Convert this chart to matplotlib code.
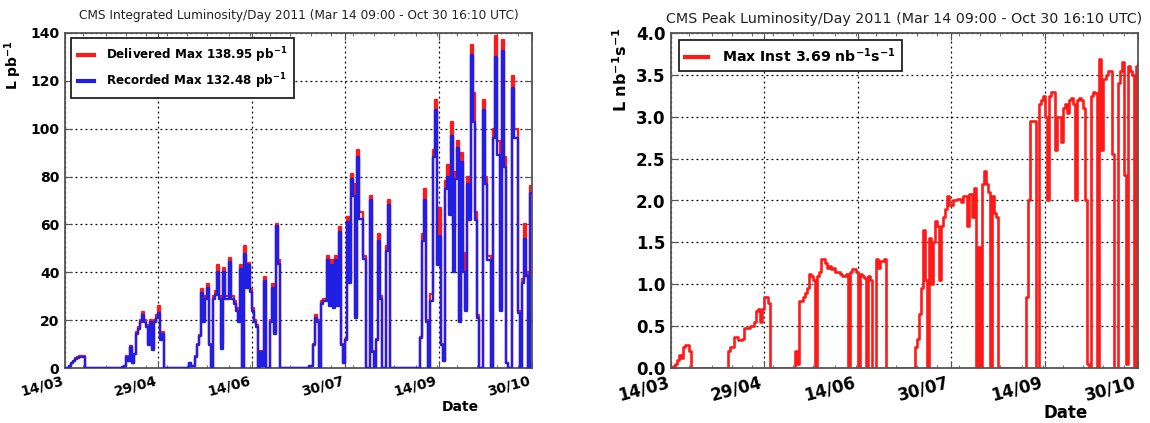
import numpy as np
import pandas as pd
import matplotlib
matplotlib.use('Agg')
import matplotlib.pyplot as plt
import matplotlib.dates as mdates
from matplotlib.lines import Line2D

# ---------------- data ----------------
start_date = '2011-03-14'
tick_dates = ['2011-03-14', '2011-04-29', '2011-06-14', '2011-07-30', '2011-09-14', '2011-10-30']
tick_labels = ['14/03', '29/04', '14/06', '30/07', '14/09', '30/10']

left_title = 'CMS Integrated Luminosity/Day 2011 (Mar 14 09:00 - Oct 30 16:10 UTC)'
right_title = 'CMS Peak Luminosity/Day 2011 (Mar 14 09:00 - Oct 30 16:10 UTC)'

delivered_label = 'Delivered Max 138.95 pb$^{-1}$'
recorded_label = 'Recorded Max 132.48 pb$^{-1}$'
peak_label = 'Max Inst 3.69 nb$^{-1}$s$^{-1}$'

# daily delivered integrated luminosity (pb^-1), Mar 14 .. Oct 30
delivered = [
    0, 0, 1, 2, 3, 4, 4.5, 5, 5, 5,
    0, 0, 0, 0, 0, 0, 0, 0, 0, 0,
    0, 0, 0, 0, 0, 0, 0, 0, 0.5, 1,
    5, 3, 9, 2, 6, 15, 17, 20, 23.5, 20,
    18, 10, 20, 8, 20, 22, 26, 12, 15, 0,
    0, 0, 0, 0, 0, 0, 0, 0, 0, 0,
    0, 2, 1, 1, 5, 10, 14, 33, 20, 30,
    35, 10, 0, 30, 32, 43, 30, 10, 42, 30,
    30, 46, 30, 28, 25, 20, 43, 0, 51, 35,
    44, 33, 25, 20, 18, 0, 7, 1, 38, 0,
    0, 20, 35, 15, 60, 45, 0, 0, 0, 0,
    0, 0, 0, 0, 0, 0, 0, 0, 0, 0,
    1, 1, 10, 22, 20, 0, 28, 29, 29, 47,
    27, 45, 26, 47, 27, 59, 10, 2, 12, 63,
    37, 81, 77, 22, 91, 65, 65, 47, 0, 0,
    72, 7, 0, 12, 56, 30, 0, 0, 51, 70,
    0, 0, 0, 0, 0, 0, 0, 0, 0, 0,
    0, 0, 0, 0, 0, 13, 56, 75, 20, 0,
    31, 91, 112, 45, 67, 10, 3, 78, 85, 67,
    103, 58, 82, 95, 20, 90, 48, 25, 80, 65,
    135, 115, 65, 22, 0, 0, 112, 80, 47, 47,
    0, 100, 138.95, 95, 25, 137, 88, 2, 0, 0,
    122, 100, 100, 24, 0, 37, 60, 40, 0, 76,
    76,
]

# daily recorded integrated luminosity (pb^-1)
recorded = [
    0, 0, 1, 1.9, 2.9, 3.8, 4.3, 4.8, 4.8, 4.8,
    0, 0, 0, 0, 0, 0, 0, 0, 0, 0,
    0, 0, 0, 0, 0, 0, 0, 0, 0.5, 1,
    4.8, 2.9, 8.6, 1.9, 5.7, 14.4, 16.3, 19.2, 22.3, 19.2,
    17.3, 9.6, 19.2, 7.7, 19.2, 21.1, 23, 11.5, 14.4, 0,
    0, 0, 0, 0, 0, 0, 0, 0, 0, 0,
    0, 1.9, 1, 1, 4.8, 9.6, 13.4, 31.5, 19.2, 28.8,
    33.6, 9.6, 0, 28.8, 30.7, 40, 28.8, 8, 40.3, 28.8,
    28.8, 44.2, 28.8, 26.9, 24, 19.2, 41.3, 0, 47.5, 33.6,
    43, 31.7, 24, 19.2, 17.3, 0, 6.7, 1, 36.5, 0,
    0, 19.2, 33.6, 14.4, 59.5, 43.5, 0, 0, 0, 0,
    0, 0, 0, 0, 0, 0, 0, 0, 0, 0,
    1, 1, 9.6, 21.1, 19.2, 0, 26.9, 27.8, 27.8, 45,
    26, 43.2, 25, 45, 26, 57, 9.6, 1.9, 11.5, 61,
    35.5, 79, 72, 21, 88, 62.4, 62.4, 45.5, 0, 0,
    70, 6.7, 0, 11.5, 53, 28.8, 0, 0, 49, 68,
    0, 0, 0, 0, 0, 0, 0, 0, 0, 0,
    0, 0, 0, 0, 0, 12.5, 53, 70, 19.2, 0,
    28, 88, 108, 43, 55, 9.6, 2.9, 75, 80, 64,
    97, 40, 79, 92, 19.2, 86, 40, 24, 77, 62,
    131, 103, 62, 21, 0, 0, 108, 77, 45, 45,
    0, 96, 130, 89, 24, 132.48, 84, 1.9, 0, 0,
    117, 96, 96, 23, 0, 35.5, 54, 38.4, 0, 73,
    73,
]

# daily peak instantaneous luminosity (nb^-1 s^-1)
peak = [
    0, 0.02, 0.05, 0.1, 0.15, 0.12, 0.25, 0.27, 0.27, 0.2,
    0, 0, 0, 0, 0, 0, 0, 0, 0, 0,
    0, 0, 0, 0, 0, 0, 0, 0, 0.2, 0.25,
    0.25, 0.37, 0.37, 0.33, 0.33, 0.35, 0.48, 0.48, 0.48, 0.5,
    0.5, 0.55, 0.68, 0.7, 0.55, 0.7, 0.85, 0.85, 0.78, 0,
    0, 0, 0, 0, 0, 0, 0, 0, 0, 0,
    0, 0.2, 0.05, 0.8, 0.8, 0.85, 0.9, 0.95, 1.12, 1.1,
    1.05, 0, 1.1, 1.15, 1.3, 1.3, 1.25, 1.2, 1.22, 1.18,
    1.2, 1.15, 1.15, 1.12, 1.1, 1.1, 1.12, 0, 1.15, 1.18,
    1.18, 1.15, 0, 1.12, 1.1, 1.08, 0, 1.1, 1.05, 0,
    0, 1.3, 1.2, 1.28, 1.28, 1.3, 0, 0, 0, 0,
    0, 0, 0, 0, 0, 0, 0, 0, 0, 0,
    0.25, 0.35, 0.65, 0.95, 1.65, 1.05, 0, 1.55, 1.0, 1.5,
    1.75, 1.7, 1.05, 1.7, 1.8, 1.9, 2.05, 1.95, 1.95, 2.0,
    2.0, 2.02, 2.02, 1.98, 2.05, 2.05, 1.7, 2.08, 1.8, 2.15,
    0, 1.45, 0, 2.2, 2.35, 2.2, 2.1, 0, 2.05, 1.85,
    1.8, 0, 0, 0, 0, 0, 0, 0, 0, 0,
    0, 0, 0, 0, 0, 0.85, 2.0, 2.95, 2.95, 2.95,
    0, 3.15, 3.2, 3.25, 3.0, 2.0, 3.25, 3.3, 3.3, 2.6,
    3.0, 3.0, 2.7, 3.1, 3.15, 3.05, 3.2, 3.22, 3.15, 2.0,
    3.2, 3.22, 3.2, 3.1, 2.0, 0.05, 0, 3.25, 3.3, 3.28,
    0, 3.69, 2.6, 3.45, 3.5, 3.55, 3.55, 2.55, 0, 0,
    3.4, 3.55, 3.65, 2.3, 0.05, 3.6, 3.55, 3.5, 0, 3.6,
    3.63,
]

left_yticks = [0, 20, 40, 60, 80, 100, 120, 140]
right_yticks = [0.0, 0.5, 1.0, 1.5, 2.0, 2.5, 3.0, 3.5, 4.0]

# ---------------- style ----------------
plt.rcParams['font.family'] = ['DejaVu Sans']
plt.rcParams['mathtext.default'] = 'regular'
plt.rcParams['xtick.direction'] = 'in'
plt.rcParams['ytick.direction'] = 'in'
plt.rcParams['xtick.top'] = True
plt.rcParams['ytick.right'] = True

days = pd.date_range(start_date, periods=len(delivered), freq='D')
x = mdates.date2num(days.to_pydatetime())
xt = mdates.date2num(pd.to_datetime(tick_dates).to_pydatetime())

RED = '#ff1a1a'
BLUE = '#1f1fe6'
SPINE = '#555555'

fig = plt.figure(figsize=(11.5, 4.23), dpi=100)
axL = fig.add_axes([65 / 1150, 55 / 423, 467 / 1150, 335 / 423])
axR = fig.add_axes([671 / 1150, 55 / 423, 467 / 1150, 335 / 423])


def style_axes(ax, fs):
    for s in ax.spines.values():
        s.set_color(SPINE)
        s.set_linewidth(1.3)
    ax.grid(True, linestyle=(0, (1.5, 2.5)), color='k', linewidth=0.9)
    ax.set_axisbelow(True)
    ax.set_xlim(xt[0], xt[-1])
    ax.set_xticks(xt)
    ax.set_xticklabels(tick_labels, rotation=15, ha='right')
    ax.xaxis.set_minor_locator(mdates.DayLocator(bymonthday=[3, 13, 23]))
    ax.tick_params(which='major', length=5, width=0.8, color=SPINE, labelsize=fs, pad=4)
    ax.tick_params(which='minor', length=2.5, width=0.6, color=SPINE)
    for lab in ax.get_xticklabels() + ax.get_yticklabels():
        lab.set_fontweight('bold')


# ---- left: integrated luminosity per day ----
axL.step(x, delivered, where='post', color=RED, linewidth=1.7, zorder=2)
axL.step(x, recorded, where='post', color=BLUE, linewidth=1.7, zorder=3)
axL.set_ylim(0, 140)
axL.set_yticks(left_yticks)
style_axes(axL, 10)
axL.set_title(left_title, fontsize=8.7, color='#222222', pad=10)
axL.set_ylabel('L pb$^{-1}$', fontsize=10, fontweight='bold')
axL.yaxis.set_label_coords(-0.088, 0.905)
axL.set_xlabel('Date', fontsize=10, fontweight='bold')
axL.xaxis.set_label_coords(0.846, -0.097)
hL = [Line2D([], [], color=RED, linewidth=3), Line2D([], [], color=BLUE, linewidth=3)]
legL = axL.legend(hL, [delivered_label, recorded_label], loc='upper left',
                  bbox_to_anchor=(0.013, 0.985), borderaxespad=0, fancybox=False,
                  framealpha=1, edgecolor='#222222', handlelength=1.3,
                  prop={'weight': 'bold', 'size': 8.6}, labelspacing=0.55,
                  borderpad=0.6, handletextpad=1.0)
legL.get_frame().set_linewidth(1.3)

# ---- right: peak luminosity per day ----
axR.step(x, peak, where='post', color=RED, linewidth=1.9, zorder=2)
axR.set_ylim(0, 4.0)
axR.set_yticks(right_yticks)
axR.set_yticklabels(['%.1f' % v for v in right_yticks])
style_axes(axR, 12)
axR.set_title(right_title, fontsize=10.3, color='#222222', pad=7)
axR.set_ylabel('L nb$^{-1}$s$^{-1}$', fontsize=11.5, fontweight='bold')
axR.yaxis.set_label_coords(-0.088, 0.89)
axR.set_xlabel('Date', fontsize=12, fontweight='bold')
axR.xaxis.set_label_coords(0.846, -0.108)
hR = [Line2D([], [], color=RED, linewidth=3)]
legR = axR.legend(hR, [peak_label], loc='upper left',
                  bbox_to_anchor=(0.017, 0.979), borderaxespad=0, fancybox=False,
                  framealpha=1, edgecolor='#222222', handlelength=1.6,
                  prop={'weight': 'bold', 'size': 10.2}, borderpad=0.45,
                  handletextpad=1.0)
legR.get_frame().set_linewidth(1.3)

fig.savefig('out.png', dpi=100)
*****
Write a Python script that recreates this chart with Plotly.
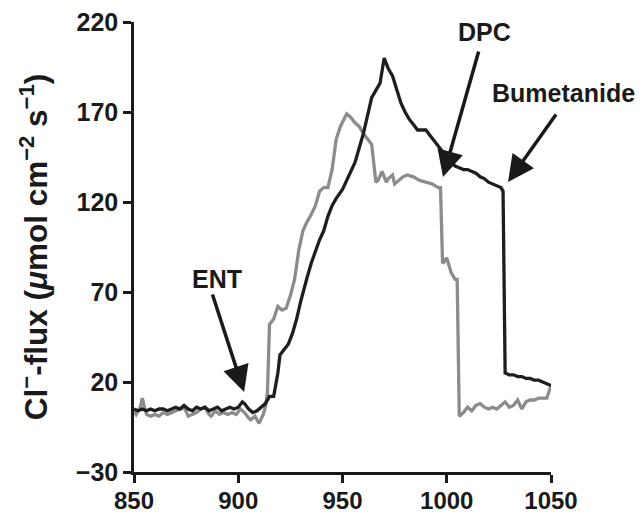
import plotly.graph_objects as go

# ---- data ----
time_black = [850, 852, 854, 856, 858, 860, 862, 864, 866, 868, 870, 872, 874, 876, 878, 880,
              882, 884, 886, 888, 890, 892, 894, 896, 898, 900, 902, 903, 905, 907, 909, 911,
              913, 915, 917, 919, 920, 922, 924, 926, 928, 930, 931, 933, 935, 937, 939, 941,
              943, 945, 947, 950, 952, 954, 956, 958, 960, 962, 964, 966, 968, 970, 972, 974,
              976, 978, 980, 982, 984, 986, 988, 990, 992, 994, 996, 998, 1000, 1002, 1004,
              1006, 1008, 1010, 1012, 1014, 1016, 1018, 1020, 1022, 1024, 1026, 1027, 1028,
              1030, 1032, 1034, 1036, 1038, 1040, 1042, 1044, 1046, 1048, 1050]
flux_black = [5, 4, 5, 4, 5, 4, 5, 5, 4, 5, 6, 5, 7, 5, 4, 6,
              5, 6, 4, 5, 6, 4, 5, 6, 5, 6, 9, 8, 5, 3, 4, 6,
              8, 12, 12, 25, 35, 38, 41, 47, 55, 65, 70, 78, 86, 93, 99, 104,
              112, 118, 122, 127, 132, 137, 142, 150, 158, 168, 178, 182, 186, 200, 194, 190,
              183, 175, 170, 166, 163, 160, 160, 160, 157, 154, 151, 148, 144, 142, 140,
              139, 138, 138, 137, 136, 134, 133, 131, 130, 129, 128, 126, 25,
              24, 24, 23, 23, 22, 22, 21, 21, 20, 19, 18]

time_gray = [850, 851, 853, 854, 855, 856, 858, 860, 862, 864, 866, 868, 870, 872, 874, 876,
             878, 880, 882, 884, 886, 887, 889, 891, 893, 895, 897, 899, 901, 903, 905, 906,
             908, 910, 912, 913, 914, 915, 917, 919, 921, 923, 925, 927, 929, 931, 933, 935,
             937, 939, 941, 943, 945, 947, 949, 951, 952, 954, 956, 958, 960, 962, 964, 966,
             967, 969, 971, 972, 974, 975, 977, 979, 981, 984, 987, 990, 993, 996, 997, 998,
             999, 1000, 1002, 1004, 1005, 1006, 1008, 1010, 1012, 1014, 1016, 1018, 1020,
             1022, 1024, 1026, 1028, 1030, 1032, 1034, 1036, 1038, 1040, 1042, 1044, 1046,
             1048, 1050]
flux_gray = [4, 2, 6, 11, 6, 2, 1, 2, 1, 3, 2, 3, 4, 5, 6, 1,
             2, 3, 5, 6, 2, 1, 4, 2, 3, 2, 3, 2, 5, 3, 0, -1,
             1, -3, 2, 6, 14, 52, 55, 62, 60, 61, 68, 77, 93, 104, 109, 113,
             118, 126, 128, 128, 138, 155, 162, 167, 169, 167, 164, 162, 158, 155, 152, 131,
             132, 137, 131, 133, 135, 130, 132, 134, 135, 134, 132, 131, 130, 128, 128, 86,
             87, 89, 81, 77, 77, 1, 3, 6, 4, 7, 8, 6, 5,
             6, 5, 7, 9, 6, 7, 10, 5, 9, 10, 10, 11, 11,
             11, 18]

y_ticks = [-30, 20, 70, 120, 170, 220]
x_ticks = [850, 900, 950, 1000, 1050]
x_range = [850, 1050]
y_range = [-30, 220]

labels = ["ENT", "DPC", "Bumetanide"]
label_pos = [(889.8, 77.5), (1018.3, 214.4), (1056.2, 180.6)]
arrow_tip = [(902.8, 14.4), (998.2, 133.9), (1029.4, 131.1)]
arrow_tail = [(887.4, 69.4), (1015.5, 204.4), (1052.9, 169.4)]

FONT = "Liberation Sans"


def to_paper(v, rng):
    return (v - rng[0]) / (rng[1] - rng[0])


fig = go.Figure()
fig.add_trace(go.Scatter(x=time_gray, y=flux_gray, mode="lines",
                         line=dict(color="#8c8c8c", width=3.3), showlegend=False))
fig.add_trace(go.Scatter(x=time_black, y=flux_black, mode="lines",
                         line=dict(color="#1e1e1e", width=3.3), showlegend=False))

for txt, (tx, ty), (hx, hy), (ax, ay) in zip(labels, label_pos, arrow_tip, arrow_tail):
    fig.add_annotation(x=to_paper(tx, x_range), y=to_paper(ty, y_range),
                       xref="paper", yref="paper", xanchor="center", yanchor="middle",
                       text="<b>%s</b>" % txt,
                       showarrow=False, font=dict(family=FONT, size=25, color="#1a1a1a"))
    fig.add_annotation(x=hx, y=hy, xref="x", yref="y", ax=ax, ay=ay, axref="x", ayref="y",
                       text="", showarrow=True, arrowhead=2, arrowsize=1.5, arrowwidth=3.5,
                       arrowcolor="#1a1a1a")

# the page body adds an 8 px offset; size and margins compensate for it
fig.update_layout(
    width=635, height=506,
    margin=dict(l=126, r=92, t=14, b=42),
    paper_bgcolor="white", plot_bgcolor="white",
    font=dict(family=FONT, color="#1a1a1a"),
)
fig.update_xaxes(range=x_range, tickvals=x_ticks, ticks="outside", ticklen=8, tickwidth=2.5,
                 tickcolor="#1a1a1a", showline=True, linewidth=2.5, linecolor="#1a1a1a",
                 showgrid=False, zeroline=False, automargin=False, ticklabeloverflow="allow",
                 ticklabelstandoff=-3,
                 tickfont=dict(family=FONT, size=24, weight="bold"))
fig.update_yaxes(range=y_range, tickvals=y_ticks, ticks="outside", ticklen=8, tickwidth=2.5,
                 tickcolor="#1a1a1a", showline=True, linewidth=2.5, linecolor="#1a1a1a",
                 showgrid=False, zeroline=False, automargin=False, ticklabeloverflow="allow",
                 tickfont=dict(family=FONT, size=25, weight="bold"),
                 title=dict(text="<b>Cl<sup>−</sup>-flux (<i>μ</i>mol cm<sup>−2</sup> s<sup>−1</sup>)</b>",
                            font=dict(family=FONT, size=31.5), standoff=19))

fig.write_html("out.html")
*****
:: DIRECTIONS ::
Everything above from the line with "Convert this chart to matplotlib code." through the line with "['14/03', '29/04', '14/06', '30/07', '14/09', '30/10']" should be retyped exactly, and nothing else; omit pictures.

:: IN RESPONSE ::
Convert this chart to matplotlib code.
import numpy as np
import pandas as pd
import matplotlib
matplotlib.use('Agg')
import matplotlib.pyplot as plt
import matplotlib.dates as mdates
from matplotlib.lines import Line2D

# ---------------- data ----------------
start_date = '2011-03-14'
tick_dates = ['2011-03-14', '2011-04-29', '2011-06-14', '2011-07-30', '2011-09-14', '2011-10-30']
tick_labels = ['14/03', '29/04', '14/06', '30/07', '14/09', '30/10']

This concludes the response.